Tra le poesie pubblicate nel tuo libro, qual è quella che senti più vicina a te?

Temo di non sapere rispondere. Però ce n’è una che leggo sempre alle presentazioni, si chiama “Cose che accadono eccetera” ed è una specie di frullatore di parole, notizie, pubblicità, cose sentite, cose viste, telegiornali, facce, voci, falsità... tutto il circo mediatico, insomma, che diventa un disperato salto ad ostacoli per trovare un barlume di senso e di umanità. Una disperata corsa contro il tempo, tutta d’un fiato.

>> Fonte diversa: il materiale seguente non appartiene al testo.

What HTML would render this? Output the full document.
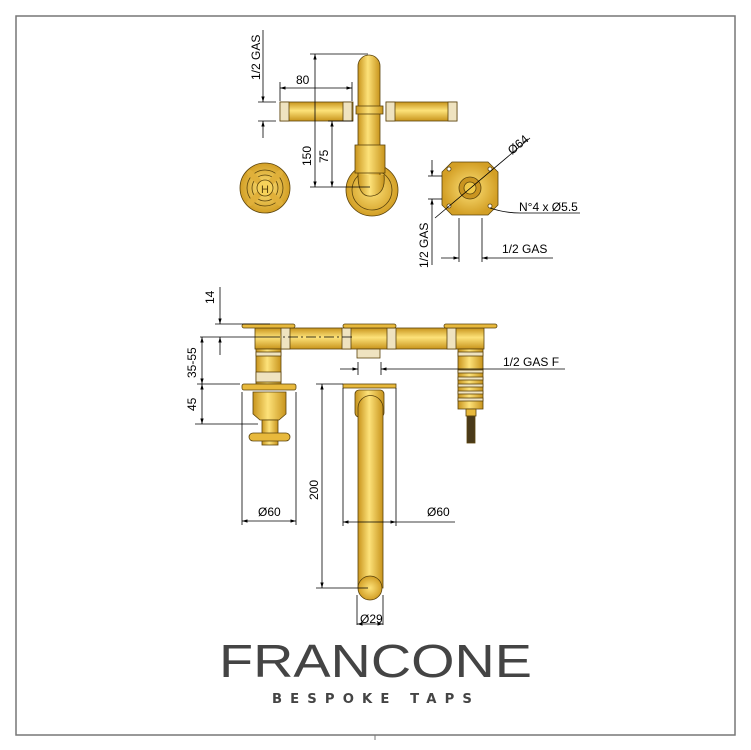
<!DOCTYPE html>
<html><head><meta charset="utf-8"><style>
html,body{margin:0;padding:0;background:#fff;}
svg{display:block;font-family:"Liberation Sans",sans-serif;}
</style></head><body>
<svg width="751" height="750" viewBox="0 0 751 750" xmlns="http://www.w3.org/2000/svg">
<defs>
<marker id="a" viewBox="0 0 10 10" refX="10" refY="5" markerWidth="7" markerHeight="7" orient="auto-start-reverse"><path d="M0,2 L10,5 L0,8z" fill="#000"/></marker>
<linearGradient id="gv" x1="0" y1="0" x2="1" y2="0"><stop offset="0" stop-color="#c8941c"/><stop offset="0.45" stop-color="#fde27a"/><stop offset="1" stop-color="#c8941c"/></linearGradient>
<linearGradient id="gh" x1="0" y1="0" x2="0" y2="1"><stop offset="0" stop-color="#c8941c"/><stop offset="0.45" stop-color="#fde27a"/><stop offset="1" stop-color="#c8941c"/></linearGradient>
<radialGradient id="gr"><stop offset="0" stop-color="#fde27a"/><stop offset="1" stop-color="#d39f25"/></radialGradient>
</defs>
<rect x="16" y="16" width="719" height="719" fill="none" stroke="#777" stroke-width="1.5"/>
<line x1="375" y1="735" x2="375" y2="740" stroke="#777"/>

<g stroke="#5a430c" stroke-width="0.8">
<rect x="280" y="102" width="73" height="19" fill="url(#gh)"/>
<rect x="280" y="102" width="9" height="19" fill="#efe3c0"/><rect x="343" y="102" width="9" height="19" fill="#efe3c0"/>
<rect x="386" y="102" width="71" height="19" fill="url(#gh)"/>
<rect x="386" y="102" width="9" height="19" fill="#efe3c0"/><rect x="448" y="102" width="9" height="19" fill="#efe3c0"/>
<circle cx="372" cy="190" r="26" fill="url(#gr)"/>
<circle cx="372" cy="190" r="20" fill="none"/>
<path d="M358,177 L358,66 A11,11 0 0 1 380,66 L380,177z" fill="url(#gv)"/>
<rect x="356" y="106" width="27" height="8" fill="url(#gv)"/>
<rect x="355" y="145" width="30" height="28" fill="url(#gv)"/>
<path d="M358,175 Q358,198 372,196 Q386,194 384,175" fill="url(#gv)"/>
<circle cx="265" cy="188" r="25" fill="url(#gr)"/>
<circle cx="265" cy="188" r="18" fill="none"/>
<circle cx="265" cy="188" r="13" fill="none"/>
<g stroke-width="6" stroke="#e0b03a" stroke-linecap="round"><line x1="250" y1="173" x2="280" y2="203"/><line x1="280" y1="173" x2="250" y2="203"/></g>
<circle cx="265" cy="188" r="8" fill="#f6d25a"/>
<text x="261" y="193" font-size="11" fill="#5a430c" stroke="none">H</text>
<path d="M452,162 L488,162 L498,172 L498,205 L488,215 L452,215 L442,205 L442,172z" fill="url(#gr)"/>
<circle cx="470" cy="188" r="11" fill="#c99420"/><circle cx="470" cy="188" r="6" fill="#f0c94a"/>
<circle cx="449" cy="169" r="2" fill="#fff"/><circle cx="490" cy="169" r="2" fill="#fff"/><circle cx="449" cy="206" r="2" fill="#fff"/><circle cx="490" cy="206" r="2" fill="#fff"/>

<rect x="255" y="328" width="229" height="21" fill="url(#gh)"/>
<rect x="281" y="328" width="9" height="21" fill="#efe3c0"/><rect x="342" y="328" width="9" height="21" fill="#efe3c0"/>
<rect x="387" y="328" width="9" height="21" fill="#efe3c0"/><rect x="447" y="328" width="9" height="21" fill="#efe3c0"/>
<rect x="242" y="324" width="53" height="4" rx="2" fill="#e8b93c"/>
<rect x="343" y="324" width="53" height="4" rx="2" fill="#e8b93c"/>
<rect x="444" y="324" width="53" height="4" rx="2" fill="#e8b93c"/>
<rect x="357" y="349" width="23" height="9" fill="#efe3c0"/>
<rect x="256" y="349" width="25" height="35" fill="url(#gv)"/>
<rect x="256" y="352" width="25" height="4" fill="#efe3c0"/><rect x="256" y="372" width="25" height="10" fill="#efe3c0"/>
<rect x="242" y="384" width="54" height="6" rx="2" fill="#e8b93c"/>
<path d="M253,392 L286,392 L286,414 L279,420 L260,420 L253,414z" fill="url(#gv)"/>
<rect x="262" y="420" width="16" height="25" fill="url(#gv)"/>
<rect x="249" y="433" width="41" height="8" rx="4" fill="#e8b93c"/>
<rect x="458" y="349" width="25" height="60" fill="url(#gv)"/>
<rect x="458" y="352" width="25" height="4" fill="#efe3c0"/>
<g fill="#efe3c0"><rect x="458" y="370" width="25" height="3"/><rect x="458" y="377" width="25" height="3"/><rect x="458" y="384" width="25" height="3"/><rect x="458" y="391" width="25" height="3"/><rect x="458" y="398" width="25" height="3"/></g>
<rect x="466" y="409" width="10" height="7" fill="#e8b93c"/>
<rect x="467" y="416" width="8" height="27" fill="#4a3a1a"/>
<rect x="343" y="384" width="53" height="4" fill="#e8b93c"/>
<rect x="355" y="390" width="29" height="27" rx="4" fill="url(#gv)"/>
<path d="M358,408 A12,12 0 0 1 383,408 L383,588 L358,588z" fill="url(#gv)"/>
<circle cx="370" cy="588" r="12" fill="url(#gr)"/>
</g>

<g stroke="#000" stroke-width="0.8" fill="none">
<line x1="263" y1="30" x2="263" y2="102" marker-end="url(#a)"/>
<line x1="263" y1="138" x2="263" y2="121" marker-end="url(#a)"/>
<line x1="258" y1="102" x2="276" y2="102"/><line x1="258" y1="121" x2="276" y2="121"/>
<line x1="280" y1="82" x2="280" y2="101"/><line x1="352" y1="82" x2="352" y2="101"/>
<line x1="280" y1="88" x2="352" y2="88" marker-start="url(#a)" marker-end="url(#a)"/>
<line x1="310" y1="54" x2="368" y2="54"/>
<line x1="315" y1="54" x2="315" y2="187" marker-start="url(#a)" marker-end="url(#a)"/>
<line x1="328" y1="121" x2="353" y2="121"/>
<line x1="332" y1="121" x2="332" y2="187" marker-start="url(#a)" marker-end="url(#a)"/>
<line x1="310" y1="187" x2="370" y2="187"/>
<line x1="435" y1="218" x2="530" y2="138"/>
<path d="M490,208 Q505,213 520,213 L580,213"/>
<line x1="432" y1="160" x2="432" y2="176" marker-end="url(#a)"/>
<line x1="432" y1="265" x2="432" y2="199" marker-end="url(#a)"/>
<line x1="428" y1="176" x2="442" y2="176"/><line x1="428" y1="199" x2="442" y2="199"/>
<line x1="459" y1="218" x2="459" y2="262"/><line x1="482" y1="218" x2="482" y2="262"/>
<line x1="441" y1="258" x2="459" y2="258" marker-end="url(#a)"/>
<line x1="553" y1="258" x2="482" y2="258" marker-end="url(#a)"/>

<line x1="220" y1="287" x2="220" y2="324" marker-end="url(#a)"/>
<line x1="220" y1="355" x2="220" y2="337" marker-end="url(#a)"/>
<line x1="215" y1="324" x2="270" y2="324"/>
<line x1="200" y1="337" x2="270" y2="337"/>
<line x1="270" y1="337" x2="355" y2="337" stroke-dasharray="10,3,2,3"/>
<line x1="202" y1="337" x2="202" y2="384" marker-start="url(#a)" marker-end="url(#a)"/>
<line x1="197" y1="384" x2="240" y2="384"/>
<line x1="202" y1="384" x2="202" y2="424" marker-start="url(#a)" marker-end="url(#a)"/>
<line x1="195" y1="424" x2="258" y2="424"/>
<line x1="242" y1="392" x2="242" y2="525"/><line x1="296" y1="392" x2="296" y2="525"/>
<line x1="242" y1="521" x2="296" y2="521" marker-start="url(#a)" marker-end="url(#a)"/>
<line x1="316" y1="384" x2="343" y2="384"/>
<line x1="322" y1="384" x2="322" y2="588" marker-start="url(#a)" marker-end="url(#a)"/>
<line x1="316" y1="588" x2="368" y2="588"/>
<line x1="343" y1="388" x2="343" y2="526"/><line x1="396" y1="388" x2="396" y2="526"/>
<line x1="343" y1="522" x2="396" y2="522" marker-start="url(#a)" marker-end="url(#a)"/>
<line x1="396" y1="522" x2="455" y2="522"/>
<line x1="358" y1="362" x2="358" y2="375"/><line x1="381" y1="362" x2="381" y2="375"/>
<line x1="340" y1="369" x2="358" y2="369" marker-end="url(#a)"/>
<line x1="565" y1="369" x2="381" y2="369" marker-end="url(#a)"/>
<line x1="357" y1="595" x2="357" y2="625"/><line x1="383" y1="595" x2="383" y2="625"/>
<line x1="357" y1="624" x2="383" y2="624" marker-start="url(#a)" marker-end="url(#a)"/>
</g>

<g font-size="12" fill="#000">
<text transform="translate(260,80) rotate(-90)">1/2 GAS</text>
<text x="296" y="84">80</text>
<text transform="translate(311,166) rotate(-90)">150</text>
<text transform="translate(328,163) rotate(-90)">75</text>
<text transform="translate(512,155) rotate(-40)">Ø64</text>
<text x="519" y="211">N°4 x Ø5.5</text>
<text transform="translate(428,268) rotate(-90)">1/2 GAS</text>
<text x="502" y="253">1/2 GAS</text>
<text transform="translate(214,304) rotate(-90)">14</text>
<text transform="translate(196,378) rotate(-90)">35-55</text>
<text transform="translate(196,411) rotate(-90)">45</text>
<text x="258" y="516">Ø60</text>
<text transform="translate(318,500) rotate(-90)">200</text>
<text x="427" y="516">Ø60</text>
<text x="503" y="366">1/2 GAS F</text>
<text x="360" y="623">Ø29</text>
</g>

<text x="219" y="677" font-size="46" fill="#444" textLength="313" lengthAdjust="spacingAndGlyphs" style="font-family:'Liberation Sans',sans-serif">FRANCONE</text>
<text x="272" y="703" font-size="13" font-weight="bold" fill="#444" textLength="208" lengthAdjust="spacingAndGlyphs" style="font-family:'DejaVu Sans',sans-serif;letter-spacing:8px">BESPOKE TAPS</text>
</svg>
</body></html>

Contro il nostro tempo.

Credi che nel mondo moderno, così caotico e sempre di corsa, ci sia ancora spazio per la poesia?

Il nostro mondo è la dittatura del linguaggio. Il 90% delle cose che conosciamo, sperimentiamo, discutiamo, condividiamo, interiorizziamo, passano attraverso i media, i dispositivi, il digitale, internet. In altre parole: sono filtrate dai linguaggi e non sono altro che linguaggio. Eppure il nostro è anche il mondo dell’analfabetismo: siamo invogliati e incitati a disimparare ogni tecnica che consenta di decodificare i linguaggi del mondo: ci deve essere sufficiente sapere usare gli oggetti, gli accessori. Soprattutto in Italia: i linguaggi artistici sembrano qualcosa di alieno, non esiste una cultura del contemporaneo, una familiarità con la ricerca, una passione per la sperimentazione. Ascoltare la musica di Bach o di Mozart, confrontandosi con quel tipo di linguaggio non scontato, è già un atto di resistenza. Scrivere una poesia, mettendo in discussione l’inerzia e il conservatorismo opaco delle parole, è una rivoluzione di cui in Italia oggi c’è bisogno.